Records with drawing code
>> start

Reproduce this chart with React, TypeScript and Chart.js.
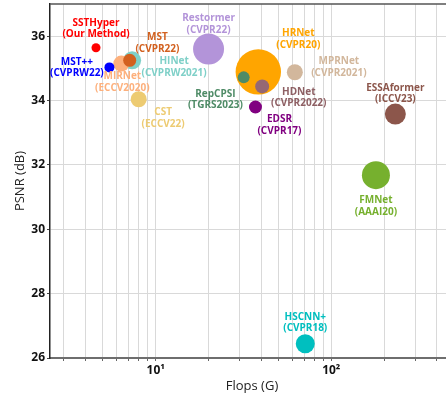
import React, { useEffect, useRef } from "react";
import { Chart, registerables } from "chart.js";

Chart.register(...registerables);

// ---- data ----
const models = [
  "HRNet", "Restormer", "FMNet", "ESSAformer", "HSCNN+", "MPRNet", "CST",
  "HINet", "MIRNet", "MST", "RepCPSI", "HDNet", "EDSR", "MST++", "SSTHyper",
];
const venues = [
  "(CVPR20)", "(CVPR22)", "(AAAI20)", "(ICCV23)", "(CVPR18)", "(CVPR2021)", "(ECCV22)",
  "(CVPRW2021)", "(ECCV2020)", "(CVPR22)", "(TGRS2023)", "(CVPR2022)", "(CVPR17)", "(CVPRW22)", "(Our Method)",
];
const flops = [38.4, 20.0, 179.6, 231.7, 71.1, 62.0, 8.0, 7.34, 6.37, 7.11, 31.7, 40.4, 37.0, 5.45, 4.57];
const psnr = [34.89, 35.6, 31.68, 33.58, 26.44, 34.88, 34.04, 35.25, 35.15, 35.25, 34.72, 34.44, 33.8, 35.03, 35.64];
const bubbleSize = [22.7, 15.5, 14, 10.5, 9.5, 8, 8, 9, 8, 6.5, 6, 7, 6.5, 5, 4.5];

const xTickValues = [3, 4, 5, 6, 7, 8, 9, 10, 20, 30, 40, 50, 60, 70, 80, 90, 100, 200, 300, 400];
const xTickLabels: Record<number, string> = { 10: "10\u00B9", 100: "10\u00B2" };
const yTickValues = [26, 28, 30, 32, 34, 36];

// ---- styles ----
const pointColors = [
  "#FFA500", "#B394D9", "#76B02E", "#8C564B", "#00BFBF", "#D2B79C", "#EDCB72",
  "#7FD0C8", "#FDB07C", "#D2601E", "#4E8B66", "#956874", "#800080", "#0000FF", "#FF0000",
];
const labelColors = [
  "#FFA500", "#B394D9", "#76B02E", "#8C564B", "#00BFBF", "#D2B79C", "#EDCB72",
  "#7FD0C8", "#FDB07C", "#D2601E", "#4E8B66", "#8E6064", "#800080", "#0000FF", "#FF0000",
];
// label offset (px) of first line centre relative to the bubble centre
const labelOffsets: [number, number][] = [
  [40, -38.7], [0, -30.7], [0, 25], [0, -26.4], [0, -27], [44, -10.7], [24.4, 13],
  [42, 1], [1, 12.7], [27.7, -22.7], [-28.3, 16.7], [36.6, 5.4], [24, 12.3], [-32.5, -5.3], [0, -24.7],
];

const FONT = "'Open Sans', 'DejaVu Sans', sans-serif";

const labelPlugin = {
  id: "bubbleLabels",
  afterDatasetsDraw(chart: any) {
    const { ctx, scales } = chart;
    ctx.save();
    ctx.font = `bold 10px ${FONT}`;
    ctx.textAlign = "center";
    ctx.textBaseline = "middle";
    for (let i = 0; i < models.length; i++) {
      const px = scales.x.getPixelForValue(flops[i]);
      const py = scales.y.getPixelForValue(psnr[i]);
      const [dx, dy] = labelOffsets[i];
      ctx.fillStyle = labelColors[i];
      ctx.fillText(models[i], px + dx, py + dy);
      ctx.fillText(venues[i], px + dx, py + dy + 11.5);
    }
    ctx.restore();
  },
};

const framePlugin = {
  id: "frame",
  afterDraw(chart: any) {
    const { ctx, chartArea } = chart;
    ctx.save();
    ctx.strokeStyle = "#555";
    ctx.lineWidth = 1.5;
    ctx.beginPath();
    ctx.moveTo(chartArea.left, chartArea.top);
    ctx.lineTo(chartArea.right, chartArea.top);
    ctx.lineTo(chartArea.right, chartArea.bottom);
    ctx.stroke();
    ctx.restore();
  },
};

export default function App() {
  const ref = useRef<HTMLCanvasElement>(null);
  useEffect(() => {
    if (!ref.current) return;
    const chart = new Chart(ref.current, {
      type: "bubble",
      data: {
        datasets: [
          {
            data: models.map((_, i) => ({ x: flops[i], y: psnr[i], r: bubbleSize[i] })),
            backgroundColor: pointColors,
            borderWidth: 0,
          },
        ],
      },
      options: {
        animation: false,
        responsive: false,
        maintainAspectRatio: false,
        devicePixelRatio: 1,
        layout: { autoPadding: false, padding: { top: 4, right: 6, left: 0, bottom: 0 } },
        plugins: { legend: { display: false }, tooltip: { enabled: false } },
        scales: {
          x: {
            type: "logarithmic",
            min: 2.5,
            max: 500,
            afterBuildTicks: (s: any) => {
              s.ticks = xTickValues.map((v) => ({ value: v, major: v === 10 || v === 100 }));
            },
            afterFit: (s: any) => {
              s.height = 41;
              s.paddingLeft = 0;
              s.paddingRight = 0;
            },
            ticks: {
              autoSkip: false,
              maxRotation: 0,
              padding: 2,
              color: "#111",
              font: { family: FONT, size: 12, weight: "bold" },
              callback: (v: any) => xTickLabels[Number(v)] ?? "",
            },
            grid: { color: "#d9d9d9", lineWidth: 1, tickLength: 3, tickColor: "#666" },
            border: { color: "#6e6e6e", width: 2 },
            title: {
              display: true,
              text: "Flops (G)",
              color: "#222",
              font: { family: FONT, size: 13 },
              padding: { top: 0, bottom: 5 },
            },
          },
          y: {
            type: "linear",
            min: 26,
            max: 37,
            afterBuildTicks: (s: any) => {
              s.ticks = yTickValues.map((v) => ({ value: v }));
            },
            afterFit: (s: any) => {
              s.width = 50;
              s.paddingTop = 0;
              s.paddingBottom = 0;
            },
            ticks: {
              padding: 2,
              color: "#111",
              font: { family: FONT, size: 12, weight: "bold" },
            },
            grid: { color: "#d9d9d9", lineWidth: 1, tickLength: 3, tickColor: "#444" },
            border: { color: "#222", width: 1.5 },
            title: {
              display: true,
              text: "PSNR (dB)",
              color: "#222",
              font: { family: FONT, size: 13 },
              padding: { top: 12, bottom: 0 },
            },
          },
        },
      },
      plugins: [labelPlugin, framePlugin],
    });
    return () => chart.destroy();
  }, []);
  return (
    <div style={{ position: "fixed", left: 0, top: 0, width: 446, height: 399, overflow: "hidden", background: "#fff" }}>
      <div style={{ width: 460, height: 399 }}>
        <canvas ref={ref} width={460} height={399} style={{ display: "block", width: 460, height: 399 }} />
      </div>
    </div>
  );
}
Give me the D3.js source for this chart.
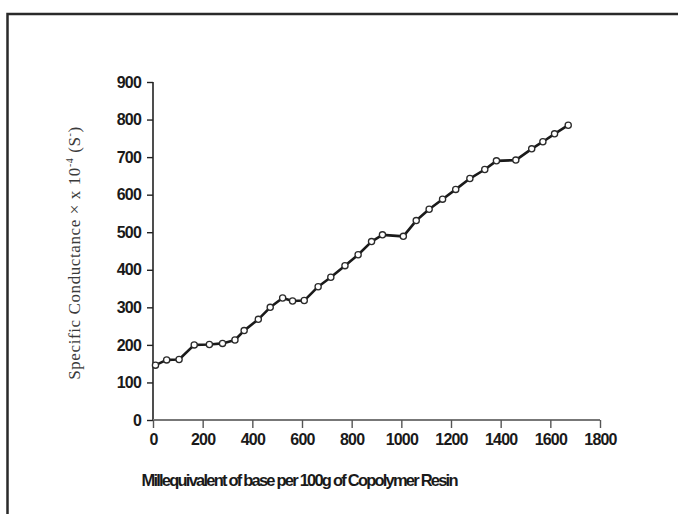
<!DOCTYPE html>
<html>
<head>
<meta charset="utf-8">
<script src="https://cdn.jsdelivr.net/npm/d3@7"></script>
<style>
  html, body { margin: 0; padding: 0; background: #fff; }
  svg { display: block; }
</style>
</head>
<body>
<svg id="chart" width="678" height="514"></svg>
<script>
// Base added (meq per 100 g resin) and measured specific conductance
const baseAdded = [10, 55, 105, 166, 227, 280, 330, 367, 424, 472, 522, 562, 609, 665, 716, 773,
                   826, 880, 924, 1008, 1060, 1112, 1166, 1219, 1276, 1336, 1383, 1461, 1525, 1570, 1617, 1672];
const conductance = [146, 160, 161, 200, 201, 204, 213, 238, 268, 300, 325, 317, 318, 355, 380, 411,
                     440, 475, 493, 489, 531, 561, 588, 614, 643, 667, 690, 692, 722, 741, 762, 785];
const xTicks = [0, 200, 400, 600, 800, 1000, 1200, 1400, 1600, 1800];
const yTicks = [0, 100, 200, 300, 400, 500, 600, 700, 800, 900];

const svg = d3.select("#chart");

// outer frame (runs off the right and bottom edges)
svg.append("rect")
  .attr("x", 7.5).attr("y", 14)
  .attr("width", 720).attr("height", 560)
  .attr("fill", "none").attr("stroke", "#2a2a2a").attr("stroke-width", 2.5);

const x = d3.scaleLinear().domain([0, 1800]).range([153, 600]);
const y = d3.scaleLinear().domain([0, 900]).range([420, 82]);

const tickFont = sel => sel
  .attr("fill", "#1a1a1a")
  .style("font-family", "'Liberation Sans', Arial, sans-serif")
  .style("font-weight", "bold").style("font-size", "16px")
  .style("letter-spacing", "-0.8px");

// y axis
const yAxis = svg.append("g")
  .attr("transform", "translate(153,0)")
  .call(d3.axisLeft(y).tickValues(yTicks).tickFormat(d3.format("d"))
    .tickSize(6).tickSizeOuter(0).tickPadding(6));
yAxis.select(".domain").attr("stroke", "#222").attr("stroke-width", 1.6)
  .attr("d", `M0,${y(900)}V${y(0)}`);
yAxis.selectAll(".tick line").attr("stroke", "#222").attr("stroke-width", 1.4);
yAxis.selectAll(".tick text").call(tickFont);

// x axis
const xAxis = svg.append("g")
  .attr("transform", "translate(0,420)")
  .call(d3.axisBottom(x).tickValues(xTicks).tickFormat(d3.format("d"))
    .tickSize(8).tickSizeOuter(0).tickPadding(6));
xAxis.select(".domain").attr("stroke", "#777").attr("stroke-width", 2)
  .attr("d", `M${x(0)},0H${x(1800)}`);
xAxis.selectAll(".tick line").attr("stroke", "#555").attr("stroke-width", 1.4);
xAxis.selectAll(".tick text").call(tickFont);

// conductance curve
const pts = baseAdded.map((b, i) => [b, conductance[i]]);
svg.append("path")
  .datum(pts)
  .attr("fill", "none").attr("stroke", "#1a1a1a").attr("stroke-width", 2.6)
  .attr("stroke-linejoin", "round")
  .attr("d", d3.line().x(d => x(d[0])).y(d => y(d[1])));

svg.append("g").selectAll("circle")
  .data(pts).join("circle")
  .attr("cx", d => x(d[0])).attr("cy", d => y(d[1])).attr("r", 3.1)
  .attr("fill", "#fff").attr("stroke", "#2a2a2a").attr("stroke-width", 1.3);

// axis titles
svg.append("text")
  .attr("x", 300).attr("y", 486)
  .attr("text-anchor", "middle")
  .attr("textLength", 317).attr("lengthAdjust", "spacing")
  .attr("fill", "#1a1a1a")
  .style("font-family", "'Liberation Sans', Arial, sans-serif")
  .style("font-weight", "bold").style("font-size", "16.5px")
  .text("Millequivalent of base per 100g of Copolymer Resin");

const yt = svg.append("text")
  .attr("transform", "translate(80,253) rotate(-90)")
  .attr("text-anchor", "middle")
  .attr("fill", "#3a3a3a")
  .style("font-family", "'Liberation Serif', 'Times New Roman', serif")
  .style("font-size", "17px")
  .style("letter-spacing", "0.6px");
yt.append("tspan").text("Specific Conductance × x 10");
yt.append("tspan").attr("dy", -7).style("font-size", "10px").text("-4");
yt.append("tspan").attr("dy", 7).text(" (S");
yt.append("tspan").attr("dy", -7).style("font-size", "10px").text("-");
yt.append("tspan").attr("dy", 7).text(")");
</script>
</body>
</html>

>> end

• [TASK BRIEF]: Please quote the lines of the material, beginning with the first and ending with the one that contains "Chart.register(...registerables);", exactly as written and without any pictures.

• [SOLUTION TO THIS TASK]:
Reproduce this chart with React, TypeScript and Chart.js.
import React, { useEffect, useRef } from "react";
import { Chart, registerables } from "chart.js";

Chart.register(...registerables);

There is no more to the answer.